Flow Routing in a Cratered Landscape: Model Validation and Application to Mars
Matsubara, Yo, Department of Environmental Sciences, University of Virginia
Howard, Alan, Department of Environmental Sciences, University of Virginia
Fluvial features seen in images from Mars missions indicate that Mars once had water from precipitation flowing across the surface. Like Mars, the Great Basin province in the southwestern United States consists of many enclosed basins that are fed by rivers, which overflowed to downstream basin lake(s) when conditions were permitting. We envision the Great Basin as an analog to the period early in Martian history when precipitation and runoff eroded the valley networks. A spatially-explicit hydrological model was applied to the Great Basin region and to the southern highlands of Mars to predict runoff magnitude and lake distributions.
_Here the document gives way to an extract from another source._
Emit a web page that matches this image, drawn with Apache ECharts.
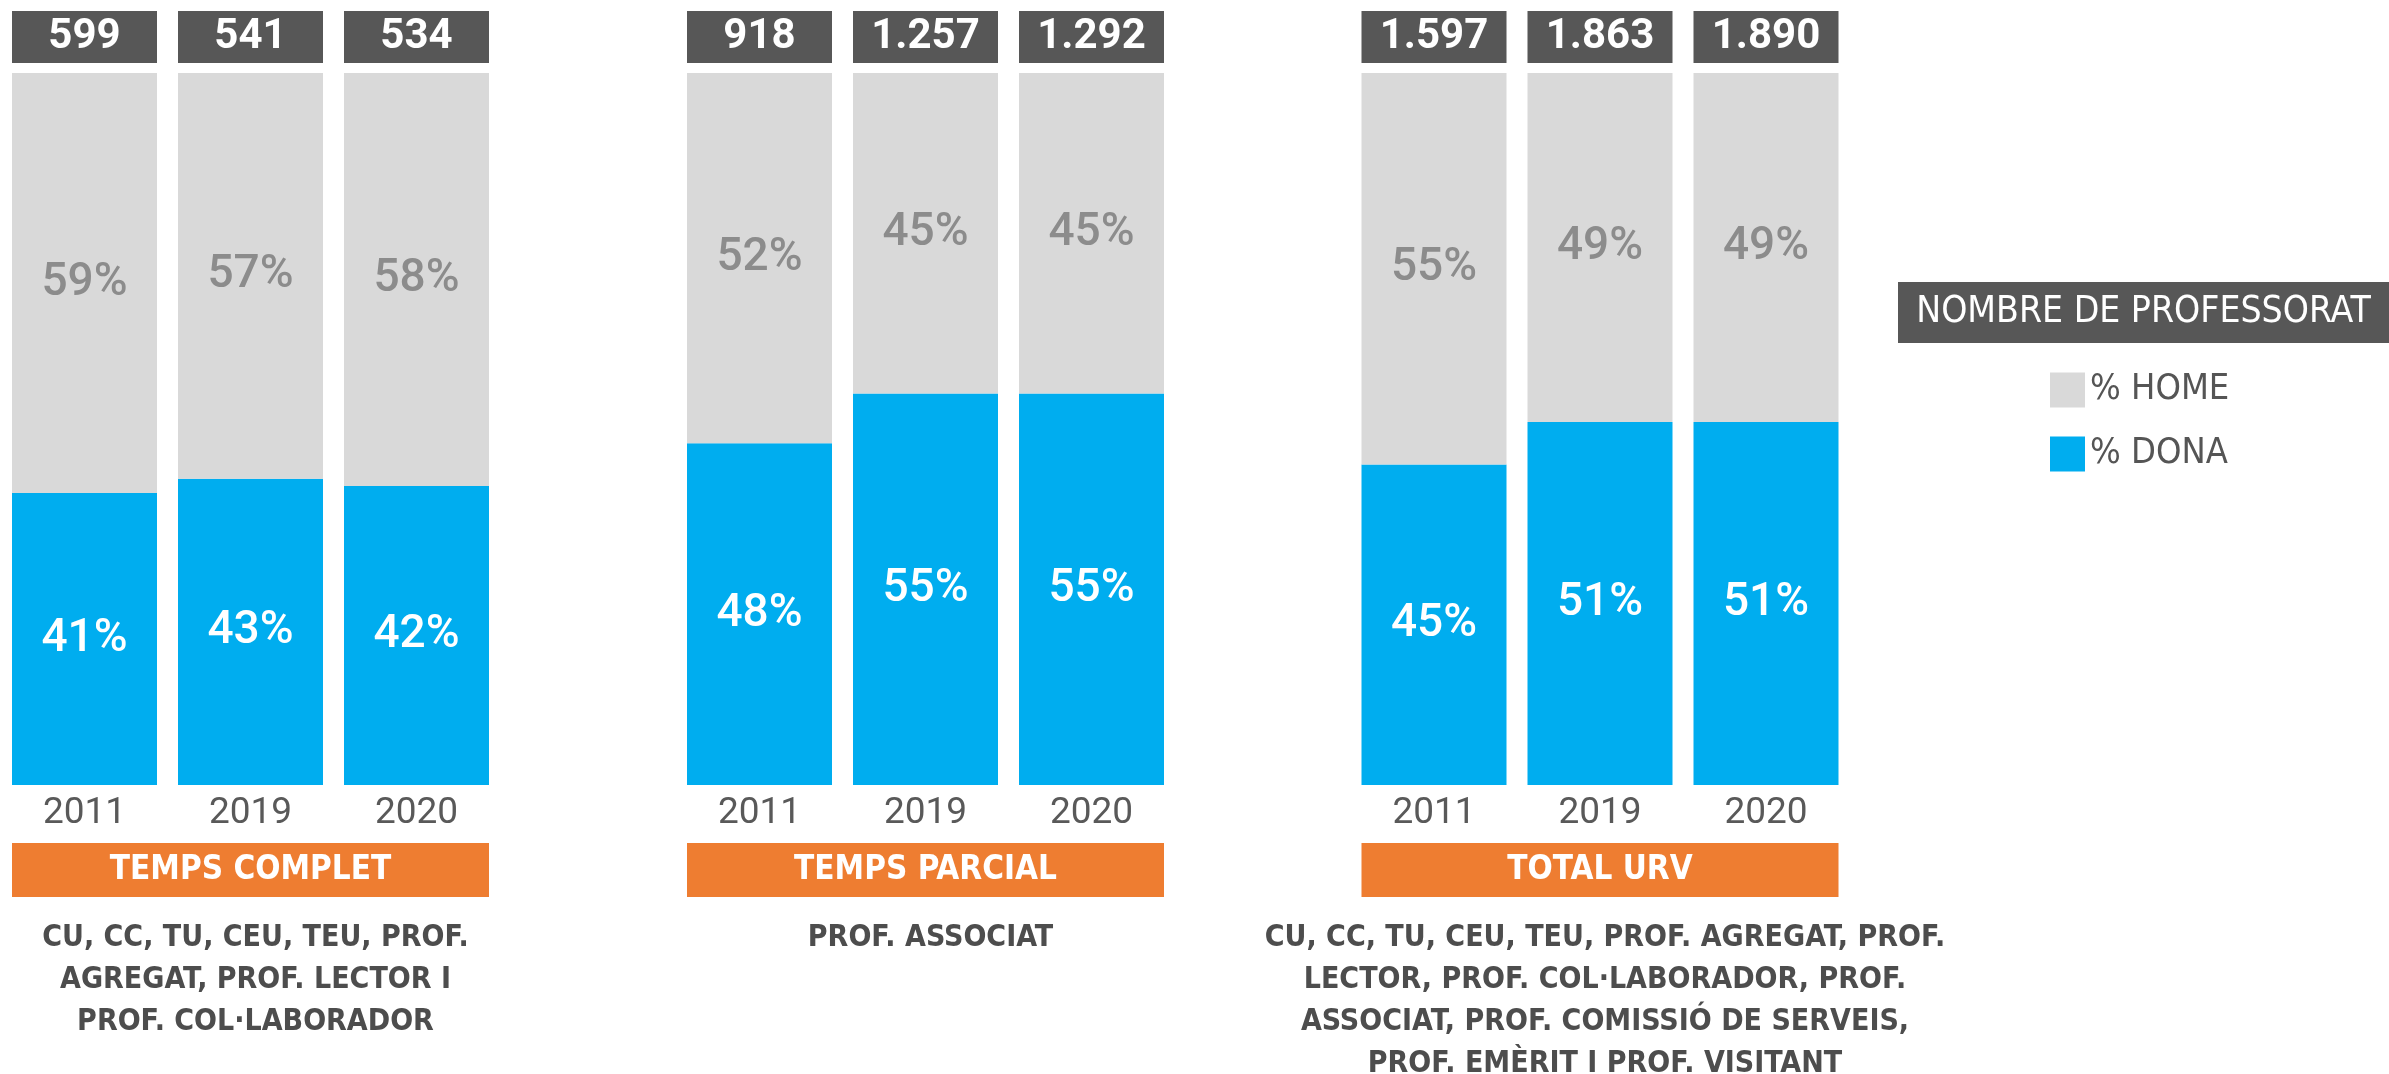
<!DOCTYPE html>
<html>
<head>
<meta charset="utf-8">
<script src="https://cdn.jsdelivr.net/npm/echarts@6/dist/echarts.min.js"></script>
<style>
  html, body { margin: 0; padding: 0; background: #fff; }
  #chart { width: 2389px; height: 1074px; }
</style>
</head>
<body>
<div id="chart"></div>
<script>
// dades
const years = ["2011", "2019", "2020"];
const groups = ["TEMPS COMPLET", "TEMPS PARCIAL", "TOTAL URV"];
const dona = [[41, 43, 42], [48, 55, 55], [45, 51, 51]];
const home = [[59, 57, 58], [52, 45, 45], [55, 49, 49]];
const totals = [[599, 541, 534], [918, 1257, 1292], [1597, 1863, 1890]];
const notes = [
  "CU, CC, TU, CEU, TEU, PROF.\nAGREGAT, PROF. LECTOR I\nPROF. COL·LABORADOR",
  "PROF. ASSOCIAT",
  "CU, CC, TU, CEU, TEU, PROF. AGREGAT, PROF.\nLECTOR, PROF. COL·LABORADOR, PROF.\nASSOCIAT, PROF. COMISSIÓ DE SERVEIS,\nPROF. EMÈRIT I PROF. VISITANT",
];

const NARROW = '"DejaVu Sans Condensed", "Liberation Sans Narrow", sans-serif';
const GRAY = "#d9d9d9";
const BLUE = "#00adef";
const DARK = "#575757";
const ORANGE = "#ee7d31";

const fmt = (n) => String(n).replace(/\B(?=(\d{3})+(?!\d))/g, ".");

const gridLeft = [1.5, 676.5, 1351];
const gridW = 498;

const chart = echarts.init(document.getElementById("chart"));

let grid = [], xAxis = [], yAxis = [], series = [], title = [];
groups.forEach((g, i) => {
  grid.push({ left: gridLeft[i], width: gridW, top: 73, bottom: 289 });
  xAxis.push({
    type: "category",
    gridIndex: i,
    data: years,
    axisLine: { show: false },
    axisTick: { show: false },
    axisLabel: { margin: 10, fontFamily: "Roboto", fontSize: 37, color: "#595959" },
    name: "{n|" + g + "}",
    nameLocation: "middle",
    nameGap: 58,
    nameTextStyle: {
      rich: {
        n: {
          fontFamily: NARROW, fontWeight: "bold", fontSize: 33, color: "#fff",
          backgroundColor: ORANGE, width: 477, height: 54, lineHeight: 54, align: "center",
        },
      },
    },
  });
  yAxis.push({ type: "value", gridIndex: i, min: 0, max: 100, show: false });
  series.push({
    name: "% DONA", type: "bar", stack: "s" + i, xAxisIndex: i, yAxisIndex: i,
    barWidth: 145, data: dona[i], itemStyle: { color: BLUE },
    label: { show: true, position: "inside", formatter: "{c}%", color: "#fff",
      fontFamily: "Roboto", fontWeight: 500, fontSize: 46 },
  });
  series.push({
    name: "% HOME", type: "bar", stack: "s" + i, xAxisIndex: i, yAxisIndex: i,
    barWidth: 145, data: home[i], itemStyle: { color: GRAY },
    label: { show: true, position: "inside", formatter: "{c}%", color: "#8c8c8c",
      fontFamily: "Roboto", fontWeight: 500, fontSize: 46 },
  });
  series.push({
    name: "total", type: "scatter", xAxisIndex: i, yAxisIndex: i, clip: false,
    symbol: "rect", symbolSize: [145, 52], symbolOffset: [0, -36],
    itemStyle: { color: DARK, opacity: 1 }, silent: true,
    data: totals[i].map((t, j) => ({ value: [j, 100], total: t })),
    label: { show: true, position: "inside", formatter: (p) => fmt(p.data.total),
      color: "#fff", fontFamily: "Roboto", fontWeight: "bold", fontSize: 42 },
  });
  title.push({
    text: notes[i],
    left: gridLeft[i] + gridW / 2,
    top: 912,
    textAlign: "center",
    textStyle: { fontFamily: NARROW, fontWeight: "bold", fontSize: 30, lineHeight: 42, color: "#4d4d4d" },
  });
});

title.push({
  text: "{h|NOMBRE DE PROFESSORAT}",
  left: 1898, top: 282, padding: 0,
  textStyle: {
    rich: {
      h: { width: 491, height: 61, lineHeight: 61, align: "center", backgroundColor: DARK,
        color: "#fff", fontFamily: NARROW, fontWeight: "normal", fontSize: 37 },
    },
  },
});

chart.setOption({
  animation: false,
  title,
  legend: {
    data: [
      { name: "% HOME", itemStyle: { color: GRAY } },
      { name: "% DONA", itemStyle: { color: BLUE } },
    ],
    orient: "vertical",
    left: 2050, top: 372,
    padding: 0,
    itemWidth: 35, itemHeight: 35, itemGap: 28,
    icon: "rect",
    selectedMode: false,
    textStyle: { fontFamily: NARROW, fontSize: 36, color: "#555" },
  },
  grid, xAxis, yAxis, series,
});
</script>
</body>
</html>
The model iteratively routes runoff through, and evaporation from, depressions to find a steady state solution. For the Great Basin study, the model was calibrated with spatially-explicit annual precipitation estimates and compiled data on pan evaporation, mean annual temperature, and yearly river runoff. The predicted lake distribution provides a close match to present-day lakes. The model was then utilized to estimate differences in annual precipitation and mean annual temperature that replicate the mapped distribution of lakes during late Pleistocene. The sizes of lakes Bonneville and Lahontan were well predicted by linear combinations of decrease in mean annual temperature from 0 to 6 °C and increases in precipitation from 0.8 to 1.9 times the present values. To reproduce Lake Manly in Death Valley, however, combinations of temperature decrease up to 9 °C or precipitation up to 2.4 times the present values were required. Possible explanations for iii this latitudinal difference in estimated climate include groundwater contributions to Lake Manly or spatially non-uniform climate due to topography. Because atmospheric and hydrologic conditions of early Mars are highly uncertain, relative values of evaporation and runoff from precipitation were used to estimate possible climatic conditions of early Mars (> 3.7 Ga). The model predicts the flowpaths and possible lake distributions using assumed ratios of net lake evaporation to runoff. The estimated ratios are consistent with those calculated for the Great Basin lakes. The results suggest rainfall and evaporation on early Mars may have varied regionally.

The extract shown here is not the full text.